Öyküleri ortaokul ders kitaplarında yer aldı, İngilizce, Fransızca, Almanca, İtalyanca, Japonca, Çekçe, Urduca ve Hintçeye çevrildi. Tözüm’ün filme aldığı “Monte Kristo” adlı öyküsü, beş ayrı yönetmen tarafından çekilen birbirinden bağımsız beş kısa öykülü filmden oluşan “Aşk Üzerine Söylenmemiş Her Şey” içinde yer aldı. Bazı öyküleri TV dizisi yapıldı. 1995-98 arasında TRT-INT’te bir sanat programı hazırlayıp sundu. 1998’de Ankara’da kişisel bir resim sergisi açtı. Yoldan Geçen Öyküler’le 1988 Haldun Taner Öykü Ödülünü, Aşkı Giyinen Adamla Yunus Nadi 2002 Roman Ödülünü aldı.

“Yaşanmamış, içimizdeki gizli ortamda düşlem gücüyle büyüttüğümüz, anlaşılması kolay olmayan bir gerçektir Nazlı Eray’ın sanal gerçeği.
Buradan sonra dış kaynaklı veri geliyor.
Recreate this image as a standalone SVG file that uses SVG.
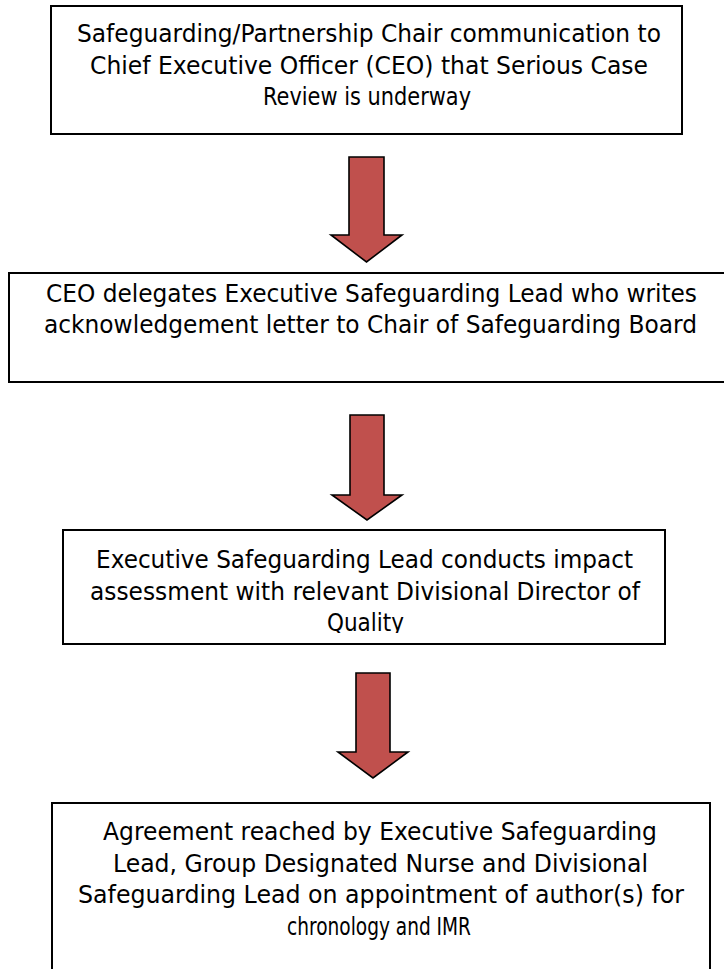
<svg xmlns="http://www.w3.org/2000/svg" width="724" height="969" viewBox="0 0 724 969">
<style>
.box{fill:#fff;stroke:#000;stroke-width:2}
.arr{fill:#C0504D;stroke:#000;stroke-width:1.6;stroke-linejoin:miter}
.t{font-family:"DejaVu Sans",sans-serif;font-size:24px;fill:#000;text-anchor:middle}
</style>
<defs>
<clipPath id="c3"><rect x="60" y="530" width="610" height="103"/></clipPath>
</defs>
<rect width="724" height="969" fill="#fff"/>
<g id="connectors">
<path class="arr" d="M349,157 H384 V235 H402 L366.5,262 L331,235 H349 Z"/>
<path class="arr" d="M350,415 H384 V495 H402 L367,520 L332,495 H350 Z"/>
<path class="arr" d="M356,673 H390 V752 H408 L373,778 L338,752 H356 Z"/>
</g>
<g id="node1">
<rect class="box" x="51" y="6" width="631" height="128"/>
<text class="t" x="369" y="42" textLength="584" lengthAdjust="spacingAndGlyphs">Safeguarding/Partnership Chair communication to</text>
<text class="t" x="369" y="74" textLength="558" lengthAdjust="spacingAndGlyphs">Chief Executive Officer (CEO) that Serious Case</text>
<text class="t" x="367" y="105" textLength="208" lengthAdjust="spacingAndGlyphs">Review is underway</text>
</g>
<g id="node2">
<rect class="box" x="9" y="273" width="730" height="109"/>
<text class="t" x="371.5" y="302" textLength="651" lengthAdjust="spacingAndGlyphs">CEO delegates Executive Safeguarding Lead who writes</text>
<text class="t" x="370.5" y="333" textLength="653" lengthAdjust="spacingAndGlyphs">acknowledgement letter to Chair of Safeguarding Board</text>
</g>
<g id="node3">
<rect class="box" x="63" y="530" width="602" height="114"/>
<g clip-path="url(#c3)">
<text class="t" x="364.5" y="568" textLength="537" lengthAdjust="spacingAndGlyphs">Executive Safeguarding Lead conducts impact</text>
<text class="t" x="365" y="600" textLength="550" lengthAdjust="spacingAndGlyphs">assessment with relevant Divisional Director of</text>
<text class="t" x="365.5" y="631" textLength="77" lengthAdjust="spacingAndGlyphs">Quality</text>
</g>
</g>
<g id="node4">
<rect class="box" x="52" y="803" width="658" height="200"/>
<text class="t" x="380" y="840" textLength="554" lengthAdjust="spacingAndGlyphs">Agreement reached by Executive Safeguarding</text>
<text class="t" x="380.5" y="872" textLength="535" lengthAdjust="spacingAndGlyphs">Lead, Group Designated Nurse and Divisional</text>
<text class="t" x="381" y="903" textLength="606" lengthAdjust="spacingAndGlyphs">Safeguarding Lead on appointment of author(s) for</text>
<text class="t" x="379" y="935" textLength="184" lengthAdjust="spacingAndGlyphs">chronology and IMR</text>
</g>
</svg>
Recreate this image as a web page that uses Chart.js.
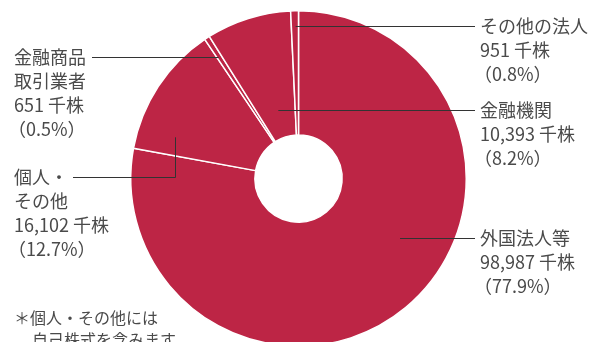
<!DOCTYPE html>
<html>
<head>
<meta charset="utf-8">
<script src="https://cdn.jsdelivr.net/npm/chart.js@4"></script>
<style>
  html, body { margin: 0; padding: 0; background: #fff; overflow: hidden; }
  #wrap { position: absolute; left: 0; top: 0; width: 595px; height: 370px; }
</style>
</head>
<body>
<div id="wrap"><canvas id="holderChart" width="595" height="370"></canvas></div>
<script>
// 所有者別株式数（千株）
var categories = ['外国法人等', '個人・その他', '金融商品取引業者', '金融機関', 'その他の法人'];
var shares = [98987, 16102, 651, 10393, 951];
var percents = ['77.9', '12.7', '0.5', '8.2', '0.8'];
var nameLines = [['外国法人等'], ['個人・', 'その他'], ['金融商品', '取引業者'], ['金融機関'], ['その他の法人']];
var footnote = ['＊個人・その他には', '自己株式を含みます。'];

// label placement (text box + where the leader line meets the slice)
var labelLayout = [
    { x: 480, y: 238, side: 'right', lineEnd: 475, frac: 0.43 },
    { x: 14,  y: 177, side: 'left',  lineStart: 73, frac: 0.175, rFrac: 0.70, elbow: true },
    { x: 14,  y: 57,  side: 'left',  lineStart: 92, frac: 0.3 },
    { x: 480, y: 110, side: 'right', lineEnd: 475, frac: 0.53 },
    { x: 480, y: 26,  side: 'right', lineEnd: 475, frac: 0.6 }
];

var RED = '#bd2545';
var TEXT = '#4a4a4a';
var LINE = '#333333';
var FONT = '"Noto Sans CJK JP", "Noto Sans", sans-serif';

var labelPlugin = {
    id: 'holderLabels',
    afterDraw: function(chart){
        var ctx = chart.ctx;
        var arcs = chart.getDatasetMeta(0).data;
        ctx.save();

        // leader lines
        ctx.strokeStyle = LINE;
        ctx.lineWidth = 1;
        arcs.forEach(function(arc, i){
            var lay = labelLayout[i];
            var p = arc.getProps(['x', 'y', 'startAngle', 'endAngle', 'innerRadius', 'outerRadius']);
            var a = p.startAngle + lay.frac * (p.endAngle - p.startAngle);
            var ly = Math.round(lay.y) + 0.5;
            ctx.beginPath();
            if(lay.elbow){
                var r = p.innerRadius + lay.rFrac * (p.outerRadius - p.innerRadius);
                var ax = Math.round(p.x + r * Math.cos(a)) + 0.5;
                var ay = p.y + r * Math.sin(a);
                ctx.moveTo(lay.lineStart, ly);
                ctx.lineTo(ax, ly);
                ctx.lineTo(ax, ay);
            } else {
                var rr = (ly - p.y) / Math.sin(a);
                var bx = p.x + rr * Math.cos(a);
                if(lay.side === 'right'){
                    ctx.moveTo(bx, ly);
                    ctx.lineTo(lay.lineEnd, ly);
                } else {
                    ctx.moveTo(lay.lineStart, ly);
                    ctx.lineTo(bx, ly);
                }
            }
            ctx.stroke();
        });

        // label texts
        ctx.fillStyle = TEXT;
        ctx.font = '18px ' + FONT;
        ctx.textBaseline = 'middle';
        ctx.textAlign = 'left';
        categories.forEach(function(cat, i){
            var lay = labelLayout[i];
            var lines = nameLines[i].concat([
                shares[i].toLocaleString('en-US') + ' 千株',
                '（' + percents[i] + '%）'
            ]);
            lines.forEach(function(t, k){
                var dx = t.charAt(0) === '（' ? -6 : 0;
                ctx.fillText(t, lay.x + dx, lay.y + k * 24);
            });
        });

        // footnote
        ctx.font = '16px ' + FONT;
        ctx.fillText(footnote[0], 14, 318);
        ctx.fillText(footnote[1], 32, 340);
        ctx.restore();
    }
};

var chart = new Chart(document.getElementById('holderChart'), {
    type: 'doughnut',
    data: {
        labels: categories,
        datasets: [{
            data: shares,
            backgroundColor: RED,
            borderColor: '#ffffff',
            borderWidth: 1.5
        }]
    },
    options: {
        responsive: false,
        animation: false,
        cutout: '26%',
        rotation: 0,
        layout: { padding: { left: 130, right: 128, top: 10, bottom: 23 } },
        plugins: {
            legend: { display: false },
            tooltip: { enabled: false }
        }
    },
    plugins: [labelPlugin]
});
</script>
</body>
</html>
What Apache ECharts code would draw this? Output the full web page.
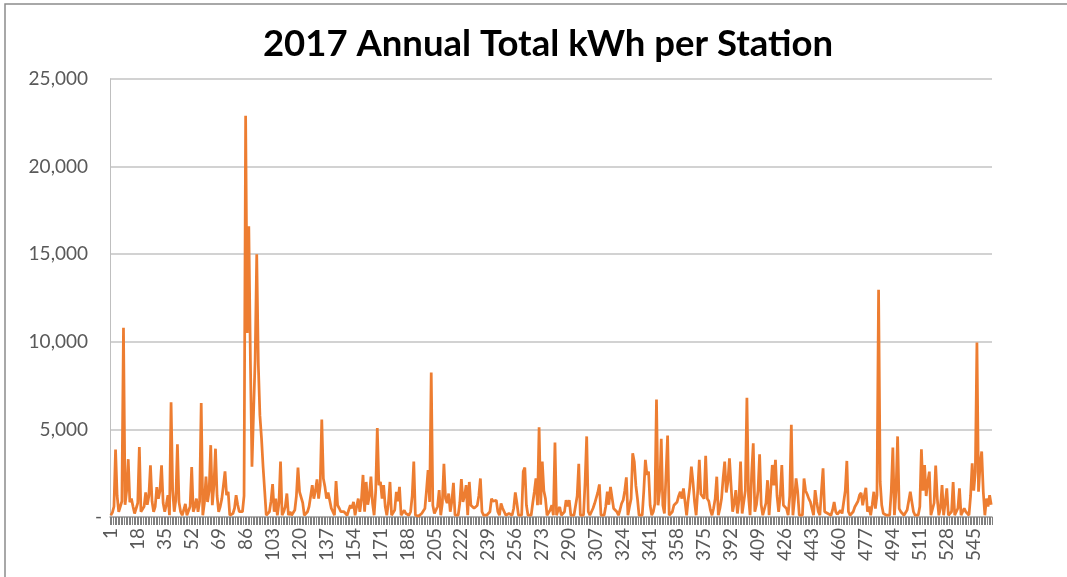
<!DOCTYPE html>
<html>
<head>
<meta charset="utf-8">
<script src="https://cdn.jsdelivr.net/npm/echarts@6/dist/echarts.min.js"></script>
<style>
html,body{margin:0;padding:0;background:#fff;}
#chart{width:1067px;height:577px;}
</style>
</head>
<body>
<div id="chart"></div>
<script>
const titleText = '2017 Annual Total kWh per Station';
const yTicks = [0, 5000, 10000, 15000, 20000, 25000];
// Annual kWh per station (stations 1..556)
const kwh1 = [
100,250,600,3850,1200,300,400,900,10800,700,
1500,3300,850,1050,600,200,100,800,4000,300,
200,600,1400,700,1200,2950,900,300,600,1700,
1050,1500,2950,800,300,700,1250,100,6550,1500,
300,1000,4150,850,300,100,400,750,100,200,
600,2850,300,600,1050,300,900,6500,100,800,
2300,860,1500,4100,670,1800,3900,1200,300,600,
1050,1800,2600,1250,1440,100,150,200,500,1250,
700,300,200,300,1200,22900,10500,16600,9000,2870,
6000,9000,15000,8700,5800,4500,2870,1500,100,100
];
const kwh2 = [
300,900,1880,300,1050,100,800,3160,100,300,
600,1340,100,300,100,100,400,1200,2820,1440,
1530,800,100,200,300,600,1200,1820,1050,1500,
2150,1050,1800,5560,2200,1720,1050,1400,960,500,
300,100,2050,670,500,300,200,300,200,100,
400,670,500,860,100,600,1050,300,1000,2400,
300,2000,700,1200,2300,800,100,1500,5080,1820,
2000,1050,1820,600,100,800,2000,100,50,400,
1440,900,1720,100,200,380,200,100,100,300,
1200,3160,100,50,50,100,200,300,480,1500
];
const kwh3 = [
2680,860,8240,670,200,100,600,1530,100,800,
3030,1050,800,1340,300,900,1950,100,100,100,
800,2160,860,1200,1820,100,2000,670,600,500,
550,660,1200,2200,300,100,100,100,100,300,
1050,900,860,960,300,100,770,500,480,100,
100,200,100,100,500,1400,800,100,100,100,
2590,2820,670,100,100,100,800,1440,2200,670,
5120,700,3160,1500,1050,100,100,400,670,100,
4250,100,400,570,100,100,300,960,600,960,
100,100,100,100,1200,3030,100,100,100,2000
];
const kwh4 = [
4600,300,100,200,500,770,860,1400,1860,100,
100,100,600,1440,700,1720,1630,480,550,300,
100,400,770,960,1500,2260,100,600,1050,3640,
3160,1800,1050,100,100,100,1500,3260,2400,2590,
670,100,300,770,6700,670,1500,4460,670,200,
100,4650,100,200,300,670,700,860,1200,1440,
1050,1630,1600,100,1000,1720,2870,2000,860,100,
1500,3260,1300,1250,1050,3500,1050,900,400,100,
500,1050,2300,100,500,1050,2200,3160,1400,2000,
3350,1820,300,800,1530,200,1000,3160,200,100
];
const kwh5 = [
1500,6800,1200,100,2500,4210,300,700,1500,3580,
700,100,100,800,2100,100,1500,2970,1800,3260,
1200,300,1200,2970,670,700,480,100,1200,5270,
100,1000,2200,1440,100,100,100,2200,1500,1300,
1050,860,860,100,1530,860,300,100,1500,2780,
300,200,200,100,100,400,860,300,150,200,
380,200,100,1500,3200,300,100,100,300,570,
570,900,1250,1380,670,1200,1670,300,600,100,
700,1440,480,1250,12970,2000,670,200,100,100,
100,100,1500,3970,100,1500,4600,480,300,300
];
const kwh6 = [
100,100,400,480,1440,860,300,100,100,100,
600,3870,1500,2970,1200,2000,2590,100,100,800,
2930,1050,100,500,1820,100,800,1630,100,200,
300,2000,100,200,500,1630,100,200,500,300,
300,100,1200,3070,1500,2590,9960,1440,3000,3740,
1440,100,1050,600,1250,700
];
const values = [].concat(kwh1, kwh2, kwh3, kwh4, kwh5, kwh6);
const stations = values.map((v, i) => String(i + 1));

const chart = echarts.init(document.getElementById('chart'));
const font = 'Lato, "Open Sans", sans-serif';
chart.setOption({
  animation: false,
  backgroundColor: '#fff',
  title: {
    text: titleText,
    left: 543,
    textAlign: 'center',
    top: 21,
    textStyle: { fontFamily: font, fontWeight: 'bold', fontSize: 36.5, color: '#000' }
  },
  grid: { left: 110, right: 75, top: 79, bottom: 60, containLabel: false },
  xAxis: {
    type: 'category',
    data: stations,
    boundaryGap: true,
    axisLine: { show: true, lineStyle: { color: '#a6a6a6', width: 1.5 } },
    axisTick: { show: true, interval: 0, length: 8, lineStyle: { color: '#7f7f7f', width: 1 } },
    axisLabel: {
      interval: 16, rotate: 90, margin: 11,
      fontFamily: font, fontSize: 19, color: '#595959'
    },
    splitLine: { show: false }
  },
  yAxis: {
    type: 'value',
    min: yTicks[0], max: yTicks[yTicks.length - 1], interval: 5000,
    axisLine: { show: true, lineStyle: { color: '#bfbfbf', width: 1 } },
    axisTick: { show: false },
    splitLine: { show: true, lineStyle: { color: '#c3c3c3', width: 1.5 } },
    axisLabel: {
      margin: 8,
      fontFamily: font, fontSize: 19, color: '#595959',
      formatter: function (v) {
        if (v === 0) return '{z|-}';
        return '{n|' + v.toLocaleString('en-US') + '}';
      },
      rich: {
        n: { fontFamily: font, fontSize: 19, color: '#595959', padding: [0, 14, 0, 0] },
        z: { fontFamily: font, fontSize: 19, color: '#595959', padding: [0, 0, 0, 0] }
      }
    }
  },
  series: [{
    type: 'line',
    data: values,
    showSymbol: false,
    symbol: 'none',
    lineStyle: { color: '#ED7D31', width: 2.75 },
    itemStyle: { color: '#ED7D31' }
  }],
  graphic: [{
    type: 'rect',
    shape: { x: 5, y: 4, width: 1100, height: 620 },
    style: { fill: 'none', stroke: '#8c8c8c', lineWidth: 1.5 },
    silent: true
  }]
});
</script>
</body>
</html>
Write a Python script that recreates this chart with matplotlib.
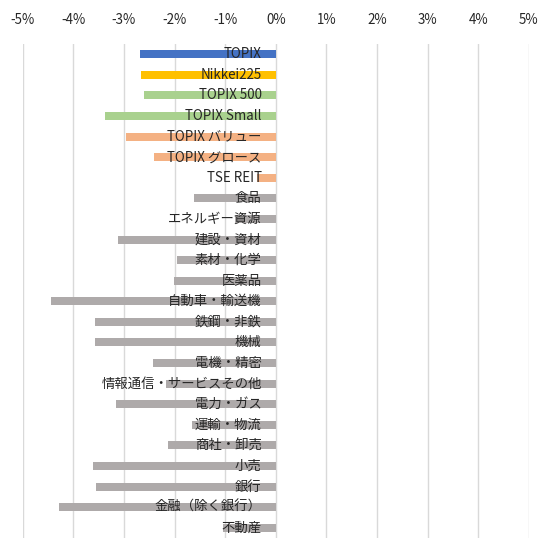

Kendimize uzak kalışımızda, tutkularımızda aramalıyız o gerçeği. (…)

“Nazlı Eray, bizi bir düşlem dünyasında dolaştırırken, alışmadığımız, tanımadığımız bir gerçeği anlatmak istiyor. Olaylarla çevrilmiş, günlük işlerin yoğunluğunda bunaldığımız somut bir gerçek değil o. Romancının kurgusunda yaşayan içsel bir gerçek. Zaten işin içine kurgu girince bildiğimizi sandığımız gerçek değişmez mi? Artık romancının gerçeği olmaz mı anlatılan?

“Nazlı Eray zaman kaymalarını kullanarak değişik ortamlara götürüyor bizi: Tutkuların cana kıymaya, sonra da o duygu yükünün ağırlığını taşımaya, bir ip cambazı gibi kendimizi dengede tutmaya yargılanmış olarak sürüklenip durduğumuz düşsel bir yaşama götürüyor.” (Mustafa Şerif Onaran)

ESERLERİ:

HİKÂYE: Ah Bayım Ah (1976), Geceyi Tanıdım (1979), Kız Öpme Kuyruğu (1982), Hazır Dünya (1983), Geceyi Tanıdım / Erostratus (oyun-hikâyeler, 1985), Kuş Kafesindeki Tenor (oyun-hikâyeler, 1985), Eski Gece Parçaları (1985), Yoldan Geçen Öyküler (1987), Aşk Artık Burada Oturmuyor (1989), On Üç Büyülü Öykü-13 Yazar, 13 Öykü (ortak kitap, 2002), Yalancı Öyküler 9 Öykü (9 yazarla ortak).

ROMAN: Pasifik Günleri (1980), Orphée (1982), Deniz Kenarında Pazartesi (anı-roman, 1984), Arzu Sapağında İnecek Var (1989), Ay Falcısı (1993), Aşık Papağan Bari (1993), Yıldızlar Mektup Yazar (1994), Uyku İstasyonu (1994), Bir Yaz Gecesi (1994), İmparator Çay Bahçesi (1997), Örümceğin Kitabı (1998), Elyazması Rüyalar (1999), Ayışığı Sofrası (2000), Aşkı Giyinen Adam (2001), Beyoğlu’nda Gezersin (2005).

DENEME: Düş İşleri Bülteni (1994), Kapıyı Vurmadan Gir (2004).

HAKKINDA: İzzet Yaşar / İnsanlara Küçük Mucizeler Yaşatabiliyorsam Ne Mutlu Bana (söyleşi, Gösteri, Ocak 1982), Berna Moran / Türk Romanına Eleştirel Bir Bakış (c. 3, 1994, s. 69-74), Behçet Necatigil / Edebiyatımızda İsimler Sözlüğü (18. bas. 1999), Şükran Kurdakul / Şairler ve Yazarlar Sözlüğü (6. bas. 1999), Ömer Lekesiz / Yeni Türk Edebiyatında Öykü - 4 (2001), TBE Ansiklopedisi (c. 1, 2001), Ahmet Kabaklı / Türk Edebiyatı (c. 5, 2002, s. 820-830), Askı Giyinen Smokinli Adam (Cumhuriyet Kitap, 29.8.2002).